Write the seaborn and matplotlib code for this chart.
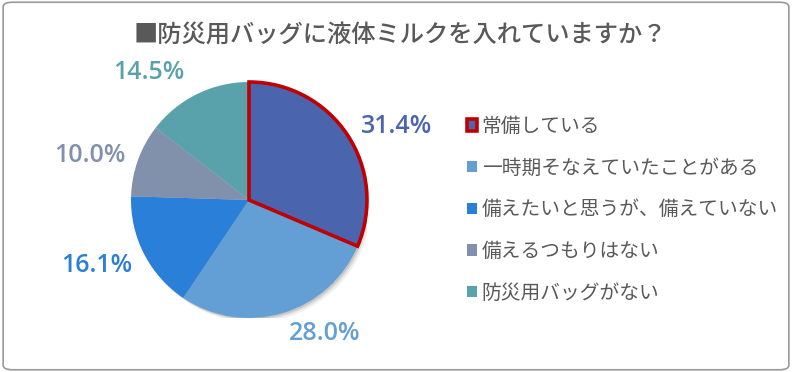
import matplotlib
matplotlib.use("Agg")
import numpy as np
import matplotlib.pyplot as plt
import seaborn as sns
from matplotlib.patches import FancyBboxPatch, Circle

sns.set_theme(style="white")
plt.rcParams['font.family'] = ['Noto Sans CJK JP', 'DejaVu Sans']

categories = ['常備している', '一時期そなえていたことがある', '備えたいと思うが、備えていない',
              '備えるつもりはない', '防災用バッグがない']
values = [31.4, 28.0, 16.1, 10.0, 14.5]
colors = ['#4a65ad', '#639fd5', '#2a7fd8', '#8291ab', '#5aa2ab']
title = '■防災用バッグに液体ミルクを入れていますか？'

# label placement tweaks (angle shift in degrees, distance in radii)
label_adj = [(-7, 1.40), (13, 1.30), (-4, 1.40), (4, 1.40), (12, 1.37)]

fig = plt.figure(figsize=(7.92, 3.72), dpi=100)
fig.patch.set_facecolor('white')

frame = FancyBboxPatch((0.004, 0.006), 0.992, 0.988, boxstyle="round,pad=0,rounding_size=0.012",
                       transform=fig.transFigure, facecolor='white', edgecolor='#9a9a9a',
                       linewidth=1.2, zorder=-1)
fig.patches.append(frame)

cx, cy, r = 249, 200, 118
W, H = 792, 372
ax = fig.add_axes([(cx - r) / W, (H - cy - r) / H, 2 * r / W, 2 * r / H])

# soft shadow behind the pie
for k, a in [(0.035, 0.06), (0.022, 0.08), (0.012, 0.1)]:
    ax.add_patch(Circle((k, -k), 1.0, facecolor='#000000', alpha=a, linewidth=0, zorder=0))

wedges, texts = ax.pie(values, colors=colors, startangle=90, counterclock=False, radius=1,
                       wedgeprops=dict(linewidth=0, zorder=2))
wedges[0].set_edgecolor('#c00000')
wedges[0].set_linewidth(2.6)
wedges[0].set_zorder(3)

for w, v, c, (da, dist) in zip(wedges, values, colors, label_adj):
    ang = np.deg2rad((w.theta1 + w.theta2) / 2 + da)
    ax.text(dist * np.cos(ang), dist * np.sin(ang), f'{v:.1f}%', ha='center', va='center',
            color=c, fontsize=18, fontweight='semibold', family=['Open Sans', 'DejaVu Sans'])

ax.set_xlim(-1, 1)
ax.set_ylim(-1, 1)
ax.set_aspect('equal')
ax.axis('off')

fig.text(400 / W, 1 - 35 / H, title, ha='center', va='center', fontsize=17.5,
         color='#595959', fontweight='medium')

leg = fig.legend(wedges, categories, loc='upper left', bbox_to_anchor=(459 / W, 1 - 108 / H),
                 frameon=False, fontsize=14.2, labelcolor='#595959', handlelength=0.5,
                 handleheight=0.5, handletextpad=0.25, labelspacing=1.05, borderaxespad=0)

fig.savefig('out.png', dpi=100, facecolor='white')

* [Short task]
From the opening line of the listing above through the line bearing "ax = fig.add_axes([(cx", repeat each line exactly. Drop every picture.

* [Result of this exercise]
Write the seaborn and matplotlib code for this chart.
import matplotlib
matplotlib.use("Agg")
import numpy as np
import matplotlib.pyplot as plt
import seaborn as sns
from matplotlib.patches import FancyBboxPatch, Circle

sns.set_theme(style="white")
plt.rcParams['font.family'] = ['Noto Sans CJK JP', 'DejaVu Sans']

categories = ['常備している', '一時期そなえていたことがある', '備えたいと思うが、備えていない',
              '備えるつもりはない', '防災用バッグがない']
values = [31.4, 28.0, 16.1, 10.0, 14.5]
colors = ['#4a65ad', '#639fd5', '#2a7fd8', '#8291ab', '#5aa2ab']
title = '■防災用バッグに液体ミルクを入れていますか？'

# label placement tweaks (angle shift in degrees, distance in radii)
label_adj = [(-7, 1.40), (13, 1.30), (-4, 1.40), (4, 1.40), (12, 1.37)]

fig = plt.figure(figsize=(7.92, 3.72), dpi=100)
fig.patch.set_facecolor('white')

frame = FancyBboxPatch((0.004, 0.006), 0.992, 0.988, boxstyle="round,pad=0,rounding_size=0.012",
                       transform=fig.transFigure, facecolor='white', edgecolor='#9a9a9a',
                       linewidth=1.2, zorder=-1)
fig.patches.append(frame)

cx, cy, r = 249, 200, 118
W, H = 792, 372
ax = fig.add_axes([(cx - r) / W, (H - cy - r) / H, 2 * r / W, 2 * r / H])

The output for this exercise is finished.